Scan the data below. Pull out each line where "matplotlib" occurs.

>> START Listed entries

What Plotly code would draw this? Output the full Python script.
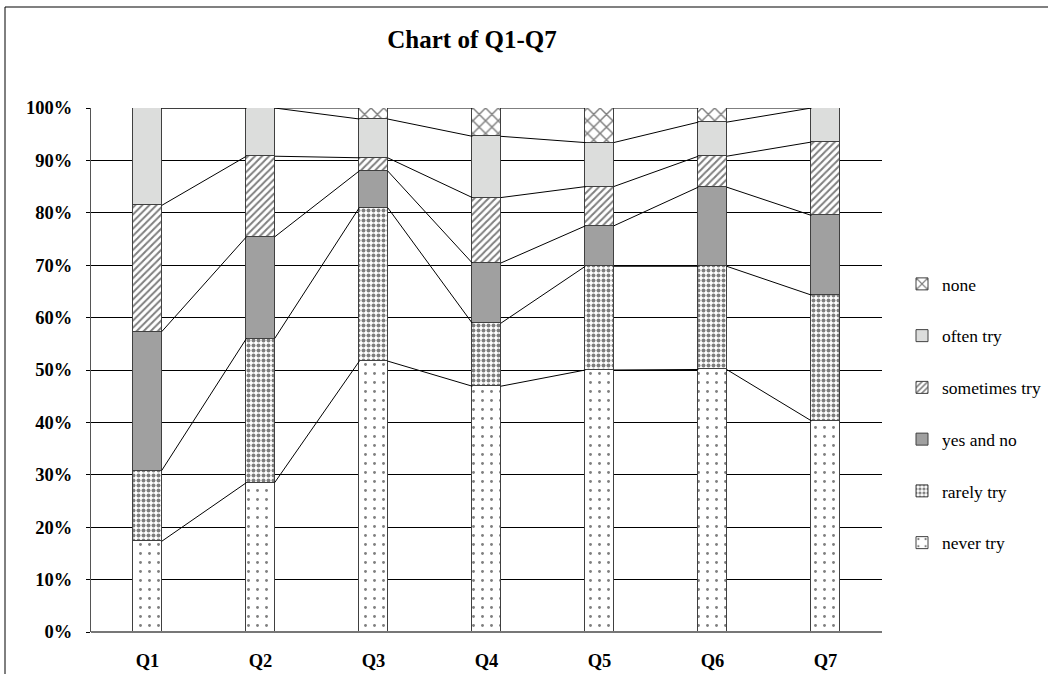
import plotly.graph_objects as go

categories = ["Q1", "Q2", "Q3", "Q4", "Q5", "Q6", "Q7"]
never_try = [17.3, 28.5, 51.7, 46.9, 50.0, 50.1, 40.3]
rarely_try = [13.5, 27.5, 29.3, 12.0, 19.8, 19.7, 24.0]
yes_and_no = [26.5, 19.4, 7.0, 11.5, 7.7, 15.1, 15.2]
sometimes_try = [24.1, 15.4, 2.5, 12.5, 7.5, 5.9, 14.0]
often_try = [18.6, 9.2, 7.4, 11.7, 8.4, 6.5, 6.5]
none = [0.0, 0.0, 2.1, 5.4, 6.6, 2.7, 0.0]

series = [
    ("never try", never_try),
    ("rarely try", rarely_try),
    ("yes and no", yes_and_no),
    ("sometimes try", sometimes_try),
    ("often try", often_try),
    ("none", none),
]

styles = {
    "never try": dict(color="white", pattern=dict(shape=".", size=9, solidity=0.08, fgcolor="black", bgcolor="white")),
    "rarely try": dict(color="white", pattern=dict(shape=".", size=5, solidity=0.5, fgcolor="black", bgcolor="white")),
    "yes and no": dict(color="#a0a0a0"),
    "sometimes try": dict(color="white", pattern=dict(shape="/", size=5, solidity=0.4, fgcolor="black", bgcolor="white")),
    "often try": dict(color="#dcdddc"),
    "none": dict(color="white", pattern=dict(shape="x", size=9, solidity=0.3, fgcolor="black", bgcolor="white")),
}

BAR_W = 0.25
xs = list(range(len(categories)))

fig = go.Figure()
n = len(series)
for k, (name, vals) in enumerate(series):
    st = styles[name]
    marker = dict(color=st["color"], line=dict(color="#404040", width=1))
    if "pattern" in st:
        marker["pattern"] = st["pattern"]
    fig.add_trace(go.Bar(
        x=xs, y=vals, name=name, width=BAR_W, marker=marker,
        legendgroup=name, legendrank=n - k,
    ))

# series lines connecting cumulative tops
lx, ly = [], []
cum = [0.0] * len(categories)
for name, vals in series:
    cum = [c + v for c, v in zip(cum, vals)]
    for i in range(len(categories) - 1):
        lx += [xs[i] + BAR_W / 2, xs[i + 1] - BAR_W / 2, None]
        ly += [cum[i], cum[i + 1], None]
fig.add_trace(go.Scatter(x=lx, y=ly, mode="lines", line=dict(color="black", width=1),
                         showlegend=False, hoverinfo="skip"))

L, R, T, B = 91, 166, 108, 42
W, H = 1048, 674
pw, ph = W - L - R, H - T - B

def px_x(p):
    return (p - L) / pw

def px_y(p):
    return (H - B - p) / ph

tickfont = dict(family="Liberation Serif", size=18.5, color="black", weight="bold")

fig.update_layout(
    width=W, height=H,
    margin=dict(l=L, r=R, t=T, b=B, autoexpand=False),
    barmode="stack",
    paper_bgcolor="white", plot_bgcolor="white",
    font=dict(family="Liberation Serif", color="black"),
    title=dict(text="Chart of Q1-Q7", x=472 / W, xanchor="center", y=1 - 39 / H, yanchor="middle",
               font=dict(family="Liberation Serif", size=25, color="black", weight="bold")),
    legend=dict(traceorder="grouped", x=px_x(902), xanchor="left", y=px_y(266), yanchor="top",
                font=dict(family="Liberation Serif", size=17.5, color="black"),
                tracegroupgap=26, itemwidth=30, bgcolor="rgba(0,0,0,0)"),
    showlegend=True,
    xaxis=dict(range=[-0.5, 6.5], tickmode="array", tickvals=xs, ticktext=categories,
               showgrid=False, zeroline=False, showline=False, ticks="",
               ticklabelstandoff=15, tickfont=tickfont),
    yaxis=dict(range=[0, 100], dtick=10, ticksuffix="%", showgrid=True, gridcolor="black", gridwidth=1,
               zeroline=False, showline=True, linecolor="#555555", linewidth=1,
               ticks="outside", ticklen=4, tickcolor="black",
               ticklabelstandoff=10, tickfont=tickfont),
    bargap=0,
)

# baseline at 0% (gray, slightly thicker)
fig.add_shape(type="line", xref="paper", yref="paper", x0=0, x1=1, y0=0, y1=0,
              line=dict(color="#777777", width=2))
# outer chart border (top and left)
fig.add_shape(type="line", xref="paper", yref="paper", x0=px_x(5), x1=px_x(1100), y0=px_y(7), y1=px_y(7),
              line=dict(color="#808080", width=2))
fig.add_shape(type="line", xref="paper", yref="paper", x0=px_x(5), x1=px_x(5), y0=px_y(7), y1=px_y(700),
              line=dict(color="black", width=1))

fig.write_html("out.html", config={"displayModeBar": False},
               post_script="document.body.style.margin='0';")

>> END Listed entries
>> START Listed entries

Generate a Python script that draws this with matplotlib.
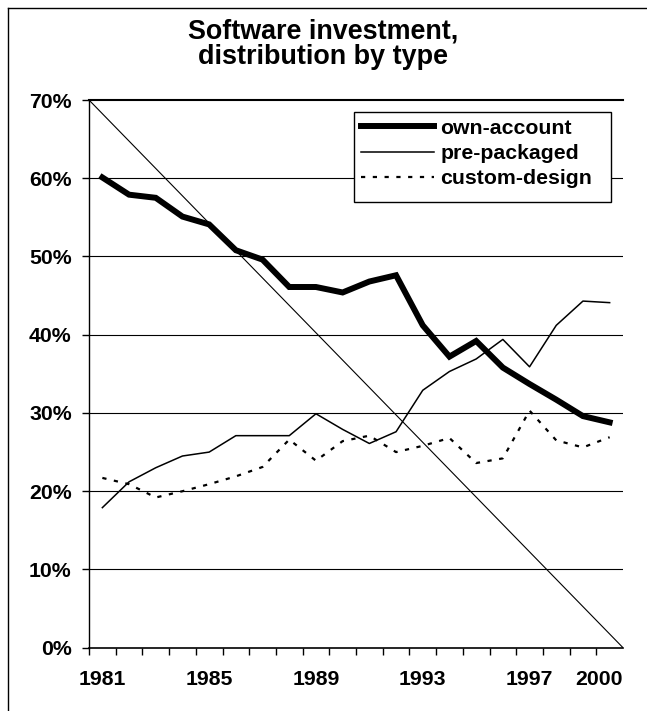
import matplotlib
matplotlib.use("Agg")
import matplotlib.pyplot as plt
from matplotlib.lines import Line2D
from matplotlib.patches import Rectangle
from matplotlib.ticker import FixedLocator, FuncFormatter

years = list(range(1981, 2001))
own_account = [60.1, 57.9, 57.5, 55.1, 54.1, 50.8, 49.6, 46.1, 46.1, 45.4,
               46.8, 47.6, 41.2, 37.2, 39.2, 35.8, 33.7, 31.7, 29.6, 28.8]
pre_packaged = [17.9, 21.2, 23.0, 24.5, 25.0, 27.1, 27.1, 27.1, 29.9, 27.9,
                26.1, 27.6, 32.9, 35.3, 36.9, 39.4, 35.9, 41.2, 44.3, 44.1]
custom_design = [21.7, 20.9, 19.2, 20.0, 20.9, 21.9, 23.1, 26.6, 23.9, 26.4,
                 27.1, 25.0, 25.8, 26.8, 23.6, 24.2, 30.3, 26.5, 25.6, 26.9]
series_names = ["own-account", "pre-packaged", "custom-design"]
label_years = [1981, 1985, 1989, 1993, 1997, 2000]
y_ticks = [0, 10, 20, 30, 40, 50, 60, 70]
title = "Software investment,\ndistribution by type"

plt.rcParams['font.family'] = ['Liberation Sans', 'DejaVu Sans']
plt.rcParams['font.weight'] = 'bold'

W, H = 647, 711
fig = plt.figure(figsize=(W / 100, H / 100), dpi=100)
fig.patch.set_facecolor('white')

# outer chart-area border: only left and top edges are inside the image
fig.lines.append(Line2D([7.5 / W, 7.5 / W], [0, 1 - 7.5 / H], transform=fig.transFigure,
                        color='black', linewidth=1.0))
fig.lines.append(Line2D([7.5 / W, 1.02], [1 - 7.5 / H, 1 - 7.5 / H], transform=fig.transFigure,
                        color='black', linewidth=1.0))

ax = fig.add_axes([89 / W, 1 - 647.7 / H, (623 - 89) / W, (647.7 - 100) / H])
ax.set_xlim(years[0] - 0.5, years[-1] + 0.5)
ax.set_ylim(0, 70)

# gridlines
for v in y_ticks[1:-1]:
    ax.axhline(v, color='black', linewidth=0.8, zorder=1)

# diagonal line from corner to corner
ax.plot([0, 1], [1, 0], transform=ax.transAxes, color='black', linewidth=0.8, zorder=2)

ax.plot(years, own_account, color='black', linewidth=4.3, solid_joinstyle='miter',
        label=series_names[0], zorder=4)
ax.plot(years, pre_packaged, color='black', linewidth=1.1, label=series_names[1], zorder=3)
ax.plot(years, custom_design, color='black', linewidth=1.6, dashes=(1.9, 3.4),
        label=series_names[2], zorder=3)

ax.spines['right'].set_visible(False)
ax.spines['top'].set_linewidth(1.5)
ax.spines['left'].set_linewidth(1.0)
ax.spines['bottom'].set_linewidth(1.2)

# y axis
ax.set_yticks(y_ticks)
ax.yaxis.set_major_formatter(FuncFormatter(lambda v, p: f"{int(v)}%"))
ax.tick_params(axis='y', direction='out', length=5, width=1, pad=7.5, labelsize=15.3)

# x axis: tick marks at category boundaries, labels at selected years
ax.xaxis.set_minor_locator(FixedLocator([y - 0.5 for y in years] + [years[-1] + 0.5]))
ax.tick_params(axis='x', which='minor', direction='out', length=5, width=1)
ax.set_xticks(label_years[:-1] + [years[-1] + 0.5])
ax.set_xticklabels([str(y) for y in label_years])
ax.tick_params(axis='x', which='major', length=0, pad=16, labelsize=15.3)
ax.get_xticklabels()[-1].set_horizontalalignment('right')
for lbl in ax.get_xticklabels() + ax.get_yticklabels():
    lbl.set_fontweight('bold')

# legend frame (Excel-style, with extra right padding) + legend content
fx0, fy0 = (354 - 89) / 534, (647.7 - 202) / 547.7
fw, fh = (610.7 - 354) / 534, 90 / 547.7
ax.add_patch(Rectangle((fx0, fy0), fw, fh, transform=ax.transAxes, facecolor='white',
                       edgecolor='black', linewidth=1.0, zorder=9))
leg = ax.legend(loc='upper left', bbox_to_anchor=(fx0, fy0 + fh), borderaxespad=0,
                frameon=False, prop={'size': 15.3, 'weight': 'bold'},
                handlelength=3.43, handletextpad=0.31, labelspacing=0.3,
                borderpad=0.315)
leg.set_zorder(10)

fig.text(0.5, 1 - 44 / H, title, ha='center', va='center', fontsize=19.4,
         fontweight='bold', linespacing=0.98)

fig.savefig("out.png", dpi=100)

>> END Listed entries

▶ Task output
Generate a Python script that draws this with matplotlib.
import matplotlib
matplotlib.use("Agg")
import matplotlib.pyplot as plt
from matplotlib.lines import Line2D
from matplotlib.patches import Rectangle
from matplotlib.ticker import FixedLocator, FuncFormatter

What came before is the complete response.